Plot 3: Correlation Heatmap
vars <- NBA_model[, c("PTS_per_100", "FG_Percent", "X3p_Percent", "TOV_per_100")]
cor_matrix <- cor(vars, use = "complete.obs")
heatmap(cor_matrix)
There is some multicollinearity between the variables, but in general there isn’t very much (except for when the variables are compared to themselves). This means that multicollinearity is not a serious concern and that the visual does support the idea that an assumption is met.
Plot 4: Residual Histogram
hist(lm_model2$residuals,
main = "Histogram of Residuals",
xlab = "Residuals")
The residual histogram is very bell-shaped and would imply normality for the regression model. This would mean the visual does support the idea that an assumption is met.
Plot 5: QQ Plot
qqnorm(lm_model2$residuals)
qqline(lm_model2$residuals)
The QQ Plot shows the points following the line very closely. The ends to deviate some, but not significantly. This would imply there aren’t too many outliers and that the normality holds. This means the visual does mostly support the idea that an assumption is met.
Plot 6: Cook’s Distance
plot(cooks.distance(lm_model2),
type = "h",
main = "Cook's Distance")
abline(h = 4/nrow(NBA_model), col = "red")

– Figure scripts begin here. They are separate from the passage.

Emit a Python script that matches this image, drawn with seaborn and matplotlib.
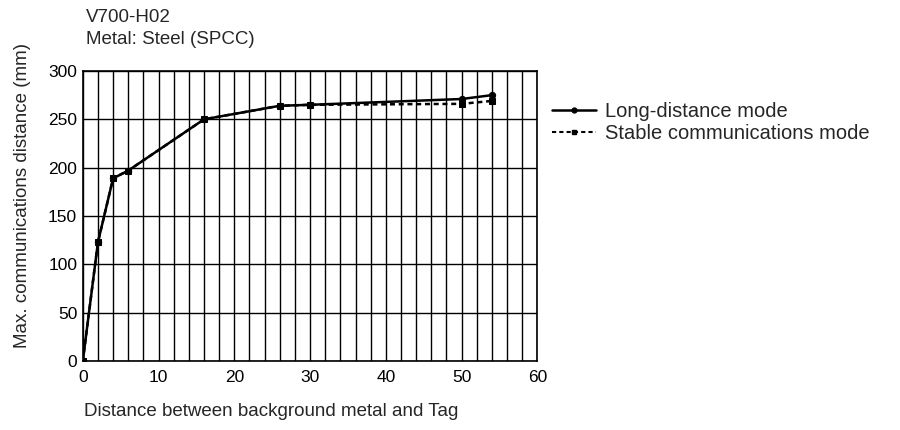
import pandas as pd
import matplotlib
matplotlib.use("Agg")
import matplotlib.pyplot as plt
from matplotlib.lines import Line2D
import seaborn as sns

# data
distance = [0, 2, 4, 6, 16, 26, 30, 50, 54]
long_mode = [0, 123, 189, 197, 250, 264, 265, 271, 275]
stable_mode = [0, 123, 189, 197, 250, 264, 265, 266, 269]
series_names = ["Long-distance mode", "Stable communications mode"]

df = pd.concat([
    pd.DataFrame({"x": distance, "y": long_mode, "mode": series_names[0]}),
    pd.DataFrame({"x": distance, "y": stable_mode, "mode": series_names[1]}),
])

sns.set_style("white")
plt.rcParams["font.family"] = ["Liberation Sans", "DejaVu Sans"]

fig = plt.figure(figsize=(9, 4.3), dpi=100)
ax = fig.add_axes([0.092, 0.160, 0.505, 0.675])

sns.lineplot(data=df, x="x", y="y", style="mode", markers=["o", "s"],
             dashes=[(None, None), (2, 1.5)], color="black", linewidth=1.8,
             markersize=4.5, markeredgecolor="black", ax=ax, legend=False,
             sort=False)

ax.set_xlim(0, 60)
ax.set_ylim(0, 300)
ax.set_xticks(range(0, 61, 10))
ax.set_yticks(range(0, 301, 50))
ax.set_xticks(range(0, 61, 2), minor=True)
ax.grid(True, which="both", axis="x", color="black", linewidth=1)
ax.grid(True, which="major", axis="y", color="black", linewidth=1)
ax.tick_params(which="both", length=0, labelsize=12.5, colors="black")
ax.tick_params(axis="y", pad=4)
ax.tick_params(axis="x", pad=6)
for s in ax.spines.values():
    s.set_color("black")
    s.set_linewidth(1.2)
ax.set_xlabel("")
ax.set_ylabel("")

fig.text(0.025, 1 - 196 / 430, "Max. communications distance (mm)",
         fontsize=13.5, rotation=90, ha="center", va="center")
fig.text(0.095, 1 - 17 / 430, "V700-H02", fontsize=13.5, va="center")
fig.text(0.095, 1 - 39 / 430, "Metal: Steel (SPCC)", fontsize=13.5, va="center")
fig.text(0.093, 1 - 411 / 430, "Distance between background metal and Tag",
         fontsize=13.5, va="center")

handles = [
    Line2D([], [], color="black", linewidth=1.8, marker="o", markersize=3.5),
    Line2D([], [], color="black", linewidth=1.5, linestyle=(0, (2, 1.5)),
           marker="s", markersize=3.5),
]
fig.legend(handles, series_names, loc="upper left",
           bbox_to_anchor=(0.613, 1 - 102 / 430), frameon=False, fontsize=14.5,
           handlelength=2.2, handletextpad=0.45, labelspacing=0.15,
           borderpad=0, borderaxespad=0)

fig.savefig("out.png", dpi=100)
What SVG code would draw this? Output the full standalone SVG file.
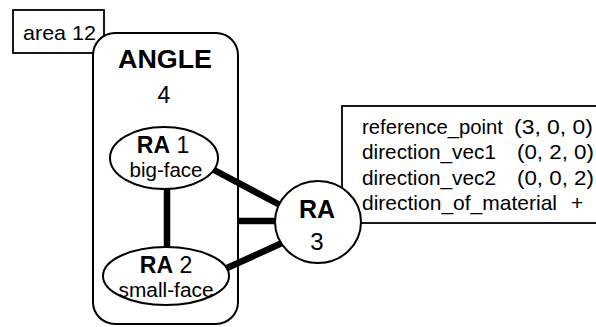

In this Cook’s Distance visualization there are multiple points above the line that would indicate influential observations. This could bring up some concern for the regression model. The visual does somewhat support the idea that an assumption is met, but there are certainly concerns with this diagnostic plot.
The insight that I gather from the diagnostic plots is that the regression model has some issues, but primarily the visuals do mostly support the idea that an assumption is met. After assessing each diagnostic plot I can say that the confidence for the regression model should be moderate to high. This is significant as it means that the assumptions that we can make about the data are valuable and can provide some insight. My only question for further research would be what is causing the amount of values to exceed the line in the Cook’s Distance diagnostic plot?